The title of 'firstborn' was used in a similar way in the Old Testament; Then you shall say to Pharaoh, “Thus says the LORD: ‘Israel is My son, My firstborn. So I say to you, let My son go that he may serve Me. Ex 4:22-23. That is a good example of the nature of ancient adoption. The prophecy of Jeremiah has a similar comment about the northern kingdom of Israel; For I am a Father to Israel, And Ephraim is My firstborn. Jer 31:9. We could illustrate the theme from many an Old Testament passage. The ‘firstborn’ was the chief son who was commissioned to carry on the Father’s will into the next generation. Sometimes a first son who failed his father was dispossessed and another son was given the role of ‘firstborn’. The ‘firstborn’ had a double portion of his father’s estate AND his mother and other dependants to care for.

This does not diminish the person of Christ nor does it take away from his divinity. He is co-equal, co-eternal, co-substantial with the Father. Everything we mean when we say God the Father, is equally true of the ‘Son’. The author of Hebrews is consciously putting Christ ‘in his right setting’ so that there are no misunderstandings.
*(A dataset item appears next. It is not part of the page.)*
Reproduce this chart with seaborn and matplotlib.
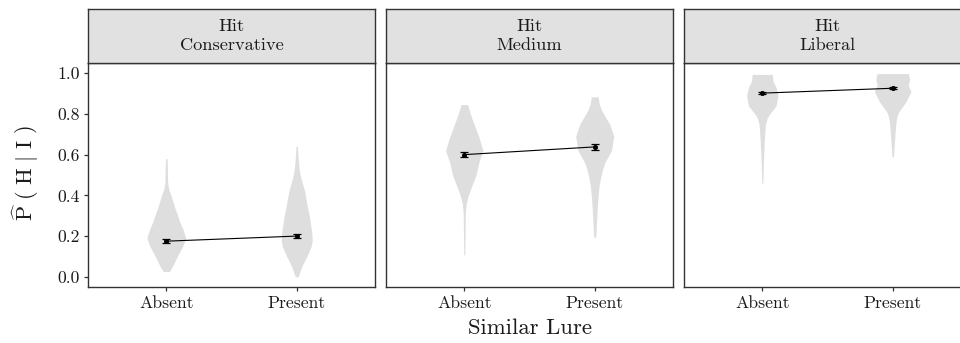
import numpy as np
import pandas as pd
import matplotlib
matplotlib.use("Agg")
import matplotlib.pyplot as plt
import seaborn as sns

# ---------------- data ----------------
strip_row1 = "Hit"
panels = ["Conservative", "Medium", "Liberal"]
lure_levels = ["Absent", "Present"]
y_ticks = [0.0, 0.2, 0.4, 0.6, 0.8, 1.0]
y_tick_labels = ["0.0", "0.2", "0.4", "0.6", "0.8", "1.0"]

mean_conservative = [0.175, 0.200]
mean_medium = [0.600, 0.638]
mean_liberal = [0.902, 0.926]
se_conservative = [0.010, 0.010]
se_medium = [0.012, 0.013]
se_liberal = [0.006, 0.005]

# violin outlines: y values and half widths (in x-category units)
vy_cons_abs = [0.026, 0.05, 0.10, 0.15, 0.19, 0.23, 0.27, 0.30, 0.34, 0.38, 0.41, 0.43, 0.46, 0.50, 0.54, 0.58]
vw_cons_abs = [0.023, 0.046, 0.084, 0.126, 0.149, 0.130, 0.103, 0.088, 0.065, 0.046, 0.031, 0.019, 0.011, 0.009, 0.008, 0.006]
vy_cons_pre = [0.0, 0.05, 0.10, 0.15, 0.18, 0.22, 0.30, 0.36, 0.42, 0.47, 0.51, 0.55, 0.60, 0.64]
vw_cons_pre = [0.011, 0.038, 0.077, 0.111, 0.119, 0.115, 0.096, 0.077, 0.061, 0.038, 0.023, 0.015, 0.009, 0.006]
vy_med_abs = [0.108, 0.20, 0.30, 0.32, 0.36, 0.40, 0.44, 0.50, 0.565, 0.62, 0.68, 0.72, 0.76, 0.80, 0.846]
vw_med_abs = [0.004, 0.006, 0.008, 0.009, 0.015, 0.031, 0.054, 0.090, 0.113, 0.143, 0.115, 0.092, 0.069, 0.046, 0.025]
vy_med_pre = [0.195, 0.26, 0.33, 0.39, 0.45, 0.49, 0.53, 0.56, 0.62, 0.69, 0.75, 0.79, 0.82, 0.85, 0.884]
vw_med_pre = [0.008, 0.013, 0.019, 0.025, 0.034, 0.046, 0.061, 0.077, 0.128, 0.146, 0.115, 0.077, 0.051, 0.034, 0.027]
vy_lib_abs = [0.459, 0.55, 0.66, 0.72, 0.75, 0.78, 0.80, 0.84, 0.89, 0.93, 0.96, 0.994]
vw_lib_abs = [0.004, 0.008, 0.015, 0.021, 0.025, 0.038, 0.057, 0.106, 0.120, 0.106, 0.083, 0.077]
vy_lib_pre = [0.59, 0.68, 0.73, 0.76, 0.79, 0.81, 0.86, 0.91, 0.94, 0.97, 0.998]
vw_lib_pre = [0.006, 0.015, 0.021, 0.025, 0.034, 0.046, 0.102, 0.140, 0.119, 0.130, 0.119]

means = {"Conservative": mean_conservative, "Medium": mean_medium, "Liberal": mean_liberal}
ses = {"Conservative": se_conservative, "Medium": se_medium, "Liberal": se_liberal}
violins = {
    "Conservative": [(vy_cons_abs, vw_cons_abs), (vy_cons_pre, vw_cons_pre)],
    "Medium": [(vy_med_abs, vw_med_abs), (vy_med_pre, vw_med_pre)],
    "Liberal": [(vy_lib_abs, vw_lib_abs), (vy_lib_pre, vw_lib_pre)],
}

# ---------------- style ----------------
sns.set_theme(style="white")
plt.rcParams["font.family"] = ["cmr10", "DejaVu Serif"]
plt.rcParams["mathtext.fontset"] = "cm"
plt.rcParams["axes.formatter.use_mathtext"] = True

BORDER = "#333333"
TEXT = "#1a1a1a"
VIOLIN = "#dedede"
STRIP = "#e1e1e1"

W, H = 960, 343
fig = plt.figure(figsize=(W / 100, H / 100), dpi=100)

panel_lefts = [88, 386, 684]
panel_w = 287
panel_top, panel_bot = 63, 287
strip_top = 9

for i, name in enumerate(panels):
    left = panel_lefts[i] / W
    ax = fig.add_axes([left, (H - panel_bot) / H, panel_w / W, (panel_bot - panel_top) / H])
    sax = fig.add_axes([left, (H - panel_top) / H, panel_w / W, (panel_top - strip_top) / H])

    # violins
    for j, (vy, vw) in enumerate(violins[name]):
        vy = np.asarray(vy)
        vw = np.asarray(vw)
        ax.fill_betweenx(vy, j - vw, j + vw, color=VIOLIN, linewidth=0, zorder=1)

    df = pd.DataFrame({"lure": lure_levels, "mean": means[name], "se": ses[name]})
    sns.pointplot(data=df, x="lure", y="mean", order=lure_levels, errorbar=None,
                  color="black", markers="o", markersize=3.0, linewidth=0.8, ax=ax, zorder=3)
    ax.errorbar(x=np.arange(len(lure_levels)), y=df["mean"], yerr=df["se"], fmt="none",
                ecolor="black", elinewidth=0.9, capsize=2.6, capthick=0.9, zorder=4)

    ax.set_xlim(-0.6, 1.6)
    ax.set_ylim(-0.05, 1.05)
    ax.set_xlabel("")
    ax.set_ylabel("")
    ax.set_xticks([0, 1])
    ax.set_xticklabels(lure_levels)
    ax.set_yticks(y_ticks)
    if i == 0:
        ax.set_yticklabels(y_tick_labels)
        ax.tick_params(axis="y", left=True, length=3, width=0.9, color=BORDER,
                       labelsize=12.7, labelcolor=TEXT, pad=3)
    else:
        ax.tick_params(axis="y", left=False, labelleft=False)
    ax.tick_params(axis="x", bottom=True, length=3, width=0.9, color=BORDER,
                   labelsize=12.7, labelcolor=TEXT, pad=3.5)
    for sp in ax.spines.values():
        sp.set_visible(True)
        sp.set_color(BORDER)
        sp.set_linewidth(1.0)
    ax.grid(False)
    ax.set_facecolor("white")

    sax.set_facecolor(STRIP)
    sax.set_xticks([])
    sax.set_yticks([])
    for sp in sax.spines.values():
        sp.set_visible(True)
        sp.set_color(BORDER)
        sp.set_linewidth(1.0)
    sax.text(0.5, 0.5, strip_row1 + "\n" + name, ha="center", va="center",
             fontsize=13.2, color=TEXT, linespacing=1.3, transform=sax.transAxes)

fig.text((88 + 684 + panel_w) / 2 / W, (H - 328) / H, "Similar Lure", ha="center", va="center",
         fontsize=16.4, color=TEXT)
fig.text(26 / W, (H - 173) / H, r"$\widehat{\mathrm{P}}\ (\ \mathrm{H}\ |\ \mathrm{I}\ )$",
         rotation=90, ha="center", va="center", fontsize=16, color=TEXT)

fig.savefig("out.png", dpi=100)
He is greater than the angels, greater than Moses, greater than the Aaronic high priests. He has been entrusted with all authority in heaven and on earth. He is the unique expression of God in humanity and to be worshipped as God for ever.

There is an interesting post-script to this idea of ‘son, heir and firstborn’ Our author describes the true church... to the general assembly and church of the firstborn who are registered in heaven, to God the Judge of all, to the spirits of just men made perfect, Heb 12:23. That phrase ‘are registered’ is a verb in its plural form and gives us the clue to something easily missed in our English versions; the word ‘firstborn’ in this verse is plural, the firstborn-ones. What we have here is a whole company comprised of sons, heirs and firstborn ones. This is the constitution of the true church; each member (whether male or female) is acknowledged as one who has the Father’s favour and is entrusted with authority to act on his behalf… not to grow fat on double portions but to provide for the ‘dependants’.